* **Your objective**: Which lines hold the word "matplotlib"? Copy each of them from the material.
◇ ◇ ◇ ◇
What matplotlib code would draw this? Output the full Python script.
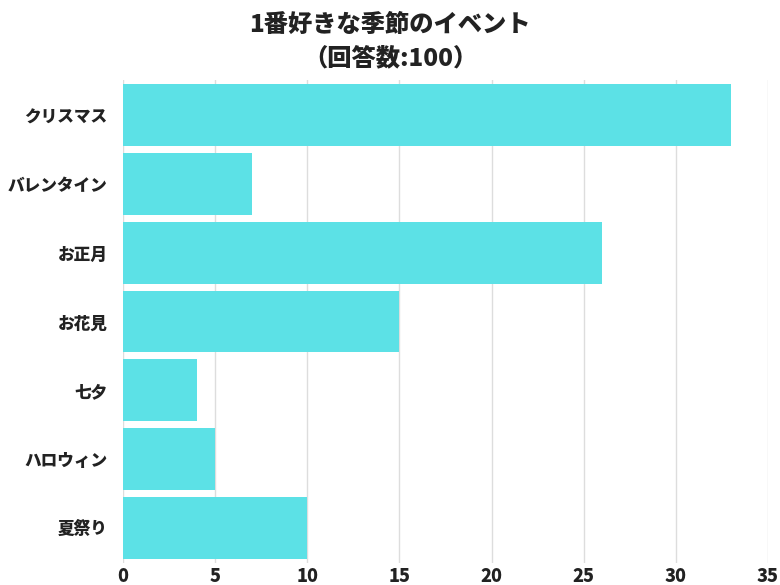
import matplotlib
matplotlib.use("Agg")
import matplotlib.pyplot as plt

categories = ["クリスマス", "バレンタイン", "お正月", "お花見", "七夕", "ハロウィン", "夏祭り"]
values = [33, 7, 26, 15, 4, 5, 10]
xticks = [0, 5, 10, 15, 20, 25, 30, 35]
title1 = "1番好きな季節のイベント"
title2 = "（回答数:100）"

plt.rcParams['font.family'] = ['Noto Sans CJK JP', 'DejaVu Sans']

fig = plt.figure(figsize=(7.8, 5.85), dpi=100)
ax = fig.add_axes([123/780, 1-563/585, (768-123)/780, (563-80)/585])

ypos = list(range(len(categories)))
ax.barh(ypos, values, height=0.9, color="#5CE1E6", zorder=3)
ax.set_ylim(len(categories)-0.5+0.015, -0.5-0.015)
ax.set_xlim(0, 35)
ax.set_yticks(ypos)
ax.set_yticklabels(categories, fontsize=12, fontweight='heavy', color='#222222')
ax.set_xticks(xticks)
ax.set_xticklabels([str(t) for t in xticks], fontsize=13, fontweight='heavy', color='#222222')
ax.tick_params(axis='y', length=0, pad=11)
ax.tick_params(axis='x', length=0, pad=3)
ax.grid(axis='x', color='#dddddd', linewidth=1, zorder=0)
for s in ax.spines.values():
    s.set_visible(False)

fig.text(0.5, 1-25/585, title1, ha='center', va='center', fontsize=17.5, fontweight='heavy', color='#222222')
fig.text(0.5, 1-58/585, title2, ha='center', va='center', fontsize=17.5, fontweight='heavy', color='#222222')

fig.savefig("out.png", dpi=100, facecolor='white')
◇ ◇ ◇ ◇
* **Full output**:
What matplotlib code would draw this? Output the full Python script.
import matplotlib
matplotlib.use("Agg")
import matplotlib.pyplot as plt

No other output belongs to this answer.